Vingt ans après le meurtre de Marie Trintignant par Bertrand Cantat, la série documentaire de Netflix, « Bertrand Cantat, de rocker à tueur » revient sur les faits et leur traitement par les médias. Bien sûr, on retombe dans l’effroi, mais d’une part le documentaire a permis de rouvrir l’enquête ; et d’autre part l’on réalise aussi que le regard de nos sociétés a changé depuis lors et que la triste notion de féminicide, ainsi que sa prévention, nous préoccupent comme jamais.
Le 23 juillet 2003, Marie Trintignant, 41 ans, mère de quatre en enfants est sur le tournage du film que sa mère, dédie à la femme de lettres Colette. Elle est à Vilnius, en Lituanie, et Bertrand Cantat, chanteur de groupe Noir Désir, qui est son compagnon depuis la fin de l’année précédente l’a rejointe et ne la quitte pas d’une semelle. Un texto de l’ancien compagnon de l’actrice met le rocker dans une rage folle. 19 coups plus tard, une dizaine d’heures après l’altercation, elle est transportée à l’hôpital inconsciente, le nez brisé, avec un œdème cérébral. Elle mourra en région parisienne le 30 août. Jugé en Lituanie, Bertrand Cantat est condamné à 8 ans de prison, dont il ne fera que 4. En 2010, c’est son ex-femme Krisztina Rády -qu’il avait quitté alors qu’elle était enceinte, pour Marie Trintignant- qui est retrouvée morte, pendue, dans l’appartement qu’ils ne devaient plus partager… Aucune enquête ne sera menée…
En trois épisodes très calibrés par le modèle Capa, l’on revient sur des faits qui ont pu, à l’époque, nous échapper ; notamment l’appel au secours de Krisztina Rády sur le répondeur de ses parents. Inspiré par l’enquête de Anne-Sophie Jahn (« Bertrand Cantat, enquête sur une omerta », Le Point, 2017) et son livre, le documentaire laisse la parole à des témoins clés : Lio, qui était le seule à voir clair au moment du meurtre, Maître Kiejman (encore vivant au moment du tournage et dont on note la phrase majeure : « Bertrand Cantat dort toujours quand ses femmes meurent ») et Roman Kolinka, le père du premier enfant de Marie Trintignant, absolument limpide.
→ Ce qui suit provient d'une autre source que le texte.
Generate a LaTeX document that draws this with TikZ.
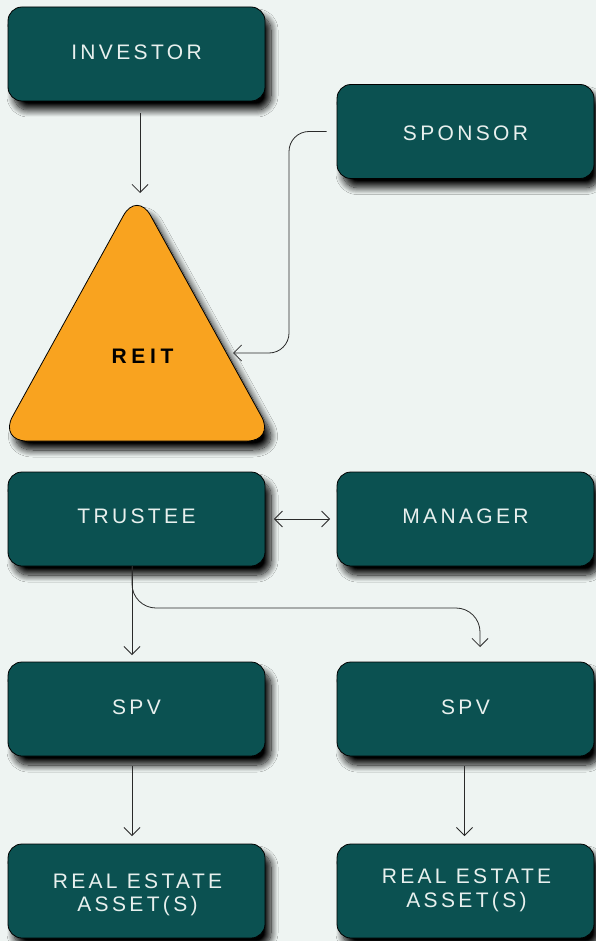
\documentclass[tikz,border=0pt]{standalone}
\usepackage{fontspec}
\setmainfont{Liberation Sans}
\newfontfamily\boxfont[LetterSpace=16]{Liberation Sans}
\newfontfamily\reitfont[LetterSpace=22]{Liberation Sans}
\usetikzlibrary{arrows.meta,shadows.blur}
\definecolor{bgcol}{HTML}{EEF4F2}
\definecolor{boxteal}{HTML}{0B5151}
\definecolor{orng}{HTML}{F9A31F}
\definecolor{txtcol}{HTML}{E8F0EE}
\definecolor{linecol}{HTML}{2A2A2A}
\tikzset{
  shad/.style={blur shadow={shadow xshift=6pt, shadow yshift=-9pt, shadow blur radius=7pt, shadow blur steps=14, shadow opacity=100}},
  boxnode/.style={shad, draw=black, line width=0.8pt, fill=boxteal, rounded corners=14pt,
    minimum width=257pt, minimum height=94pt, inner sep=0pt, text=txtcol,
    font=\boxfont\fontsize{21}{23.5}\selectfont, align=center, text height=15pt},
  boxlabel/.style={text=txtcol, font=\boxfont\fontsize{21}{23.5}\selectfont, align=center, inner sep=0pt},
  conn/.style={draw=linecol, line width=0.8pt, -{Straight Barb[length=8pt,width=16pt]}},
  dconn/.style={draw=linecol, line width=0.8pt, {Straight Barb[length=8pt,width=16pt]}-{Straight Barb[length=8pt,width=16pt]}}
}
\begin{document}
\begin{tikzpicture}[x=1pt,y=-1pt]
\path[use as bounding box, fill=bgcol] (0,0) rectangle (596,941);

% boxes
\node[boxnode, text depth=4pt] (inv) at (136.5,54) {INVESTOR};
\node[boxnode, text height=18pt, text depth=0pt] (spon) at (465.5,131.5) {SPONSOR};
\node[boxnode, text depth=6pt] (trus) at (136.5,519) {TRUSTEE};
\node[boxnode, text depth=6pt] (mgr) at (465.5,519) {MANAGER};
\node[boxnode, text depth=4pt] (spv1) at (136.5,709) {SPV};
\node[boxnode, text depth=4pt] (spv2) at (465.5,709) {SPV};
\node[boxnode, text depth=0pt] (ast1) at (136.5,891) {};
\node[boxnode, text depth=0pt] (ast2) at (465.5,891) {};
\node[boxlabel] (ast1t) at (137.5,895) {REAL ESTATE\\ASSET(S)};
\node[boxlabel] (ast2t) at (466.5,890.5) {REAL ESTATE\\ASSET(S)};

% triangle
\draw[shad, draw=black, line width=0.8pt, fill=orng, rounded corners=28pt]
  (137,191) -- (275,441) -- (-1,441) -- cycle;
\node[font=\reitfont\bfseries\fontsize{21}{23}\selectfont, text=black, inner sep=0pt] (reit) at (142.5,356) {REIT};

% connector end points
\coordinate (reitTop) at (140,193);
\coordinate (reitR) at (233,353);
\coordinate (spv1top) at (132,655);
\coordinate (spv2top) at (480,647);
\coordinate (ast1top) at (132,836);
\coordinate (ast2top) at (464.5,836);

% connectors
\draw[conn, shorten <=12pt] (inv.south -| reitTop) -- (reitTop);
\draw[conn, shorten <=10pt, rounded corners=20pt] (spon.west) -- (289,131.5) -- (289,353) -- (reitR);
\draw[dconn, shorten <=8.5pt, shorten >=6.5pt] (trus.east) -- (mgr.west);
\draw[conn] (trus.south -| spv1top) -- (spv1top);
\draw[conn] (trus.south -| spv1top) [rounded corners=24pt] -- (132,608) -- (480,608) [rounded corners=13pt] -- (spv2top);
\draw[conn, shorten <=10pt] (spv1.south -| ast1top) -- (ast1top);
\draw[conn, shorten <=10pt] (spv2.south -| ast2top) -- (ast2top);
\end{tikzpicture}
\end{document}
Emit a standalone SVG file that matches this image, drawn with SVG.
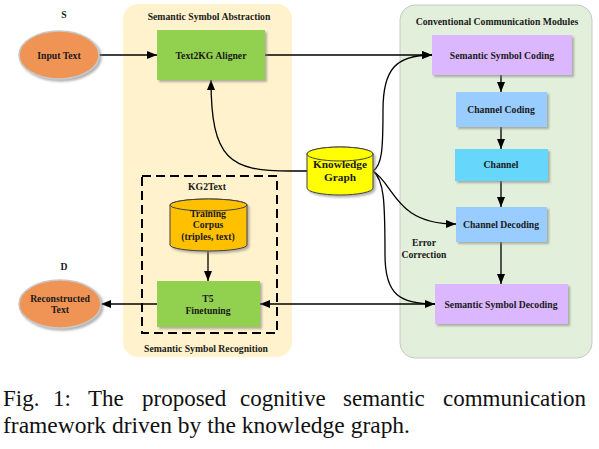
<svg xmlns="http://www.w3.org/2000/svg" width="599" height="449" viewBox="0 0 599 449">
<style>
.lbl{font-family:"Liberation Serif","Times New Roman",serif;font-weight:bold;font-size:9.7px;fill:#1a1a1a;text-anchor:middle}
.kg{font-size:11.3px}
.cap{font-family:"Liberation Serif","Times New Roman",serif;font-size:23px;fill:#111}
.ln{fill:none;stroke:#000;stroke-width:1.3}
.box{filter:url(#sh)}
</style>
<defs>
<filter id="sh" x="-20%" y="-20%" width="140%" height="150%">
<feDropShadow dx="2" dy="2" stdDeviation="1" flood-color="#808080" flood-opacity="0.6"/>
</filter>
<marker id="ah" markerUnits="userSpaceOnUse" markerWidth="10" markerHeight="8" refX="10" refY="4" orient="auto">
<path d="M0,0 L10,4 L0,8 z" fill="#000"/>
</marker>
</defs>

<g id="panels">
<rect x="123" y="4" width="169" height="353" rx="15" fill="#FFF2CC"/>
<rect x="400" y="5" width="192" height="353" rx="15" fill="#E2EFDA" stroke="#C8C8C8" stroke-width="1"/>
<rect x="142" y="176" width="135" height="157" fill="none" stroke="#000" stroke-width="2" stroke-dasharray="9 5"/>
</g>

<g id="labels">
<text class="lbl" x="209" y="20">Semantic Symbol Abstraction</text>
<text class="lbl" x="497" y="25">Conventional Communication Modules</text>
<text class="lbl" x="64" y="18">S</text>
<text class="lbl" x="64" y="270">D</text>
<text class="lbl" x="207" y="190">KG2Text</text>
<text class="lbl" x="206" y="352">Semantic Symbol Recognition</text>
<text class="lbl" x="424" y="246">Error</text>
<text class="lbl" x="424" y="258">Correction</text>
</g>

<g id="connectors">
<path class="ln" d="M99,55 L157,55" marker-end="url(#ah)"/>
<path class="ln" d="M265,55 L432,55" marker-end="url(#ah)"/>
<path class="ln" d="M501,75 L501,92" marker-end="url(#ah)"/>
<path class="ln" d="M501,127 L501,149" marker-end="url(#ah)"/>
<path class="ln" d="M501,181 L501,207" marker-end="url(#ah)"/>
<path class="ln" d="M501,242 L501,284" marker-end="url(#ah)"/>
<path class="ln" d="M307,171 L290,171 C230,171 211,160 211,80" marker-end="url(#ah)"/>
<path class="ln" d="M373,171 C382,165 383,150 383,110 C383,70 395,55 432,55" marker-end="url(#ah)"/>
<path class="ln" d="M373,171 C395,185 395,224 456,224" marker-end="url(#ah)"/>
<path class="ln" d="M373,171 C384,180 385,200 385,255 C385,295 400,304 435,304" marker-end="url(#ah)"/>
<path class="ln" d="M435,304 L260,304" marker-end="url(#ah)"/>
<path class="ln" d="M157,304 L101,304" marker-end="url(#ah)"/>
<path class="ln" d="M208,251 L208,281" marker-end="url(#ah)"/>
</g>

<g id="input-text">
<ellipse class="box" cx="59" cy="55" rx="40" ry="24" fill="#F09456" stroke="#C8C8C8" stroke-width="1.5"/>
<text class="lbl" x="59" y="58.5">Input Text</text>
</g>
<g id="text2kg">
<rect class="box" x="157" y="30" width="108" height="50" fill="#92D050"/>
<text class="lbl" x="211" y="58.5">Text2KG Aligner</text>
</g>
<g id="ssc">
<rect class="box" x="432" y="35" width="140" height="40" fill="#DBB7FF"/>
<text class="lbl" x="502" y="58.5">Semantic Symbol Coding</text>
</g>
<g id="channel-coding">
<rect class="box" x="456" y="92" width="91" height="35" fill="#99CCFF"/>
<text class="lbl" x="501" y="113">Channel Coding</text>
</g>
<g id="channel">
<rect class="box" x="455" y="149" width="93" height="32" fill="#66D6FA"/>
<text class="lbl" x="501" y="168">Channel</text>
</g>
<g id="channel-decoding">
<rect class="box" x="456" y="207" width="91" height="35" fill="#99CCFF"/>
<text class="lbl" x="501" y="228">Channel Decoding</text>
</g>
<g id="ssd">
<rect class="box" x="435" y="284" width="133" height="40" fill="#DBB7FF"/>
<text class="lbl" x="501" y="307.5">Semantic Symbol Decoding</text>
</g>
<g id="knowledge-graph">
<path class="box" d="M307,154 L307,188 A33,7 0 0 0 373,188 L373,154 A33,7 0 0 0 307,154 z" fill="#FFFF00" stroke="#404040" stroke-width="1"/>
<ellipse cx="340" cy="154" rx="33" ry="7" fill="#FFFF00" stroke="#404040" stroke-width="1"/>
<text class="lbl kg" x="340" y="168">Knowledge</text>
<text class="lbl kg" x="340" y="181">Graph</text>
</g>
<g id="training-corpus">
<path class="box" d="M170,205 L170,245 A38.5,6 0 0 0 247,245 L247,205 A38.5,6 0 0 0 170,205 z" fill="#FFC000" stroke="#404040" stroke-width="1"/>
<ellipse cx="208.5" cy="205" rx="38.5" ry="6" fill="#FFC000" stroke="#404040" stroke-width="1"/>
<text class="lbl" x="208" y="216.5">Training</text>
<text class="lbl" x="208" y="228">Corpus</text>
<text class="lbl" x="208" y="239.5">(triples, text)</text>
</g>
<g id="t5">
<rect class="box" x="157" y="281" width="103" height="46" fill="#92D050"/>
<text class="lbl" x="208" y="301.5">T5</text>
<text class="lbl" x="208" y="313.5">Finetuning</text>
</g>
<g id="reconstructed-text">
<ellipse class="box" cx="60" cy="304" rx="41" ry="24" fill="#F09456" stroke="#C8C8C8" stroke-width="1.5"/>
<text class="lbl" x="60" y="301.5">Reconstructed</text>
<text class="lbl" x="60" y="313">Text</text>
</g>

<g id="caption">
<text class="cap" x="3" y="406">Fig.</text>
<text class="cap" x="53" y="406">1:</text>
<text class="cap" x="88" y="406">The</text>
<text class="cap" x="142" y="406">proposed</text>
<text class="cap" x="240" y="406">cognitive</text>
<text class="cap" x="343" y="406">semantic</text>
<text class="cap" x="443" y="406">communication</text>
<text class="cap" x="3" y="433" textLength="407" lengthAdjust="spacingAndGlyphs">framework driven by the knowledge graph.</text>
</g>
</svg>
Il donne aussi la parole à des magistrats de l’époque et aux deux journalistes Anne-Sophie Jahn et Michelle Fines, qui témoignent de la manière dont les médias et l’opinion ont traité les morts des deux femmes de Cantat. A travers ces paroles et la prise de recul de ces acteur.ice.s ou figurant.e.s de l’époque, le documentaire démontre combien le regard de nos sociétés a changé sur le féminicide. Nous n’avons entendu que la version de Bertrand Cantat sur la mort de sa compagne. Et pour cause… En espérant que la Justice soit plus tatillonne et sévère aujourd’hui qu’il y a vingt ans quand un illustre inconnu aussi bien qu’une rock star massacre sa compagne.
En effet, les temps ont bien changé. En regardant le documentaire on se rappelle, médusé.e.s, comment les fans et l’industrie du disque soutenaient Cantat, combien aussi les médias ont pris au sérieux la défense de son avocat qui le disait fou amoureux et victime, tiens donc (!) de « crime passionnel » après que le rocker a plaidé l’accident dans sa première audition. Le film met aussi en lumière le rôle tragique de Krisztina Rády dans la libération après 4 ans (!) du chanteur. La mise en perspective des morts des deux femmes a même permis le 24 juillet dernier, la réouverture de l’enquête sur la mort de Krisztina, annoncée par le parquet de Bordeaux le 24 juillet dernier.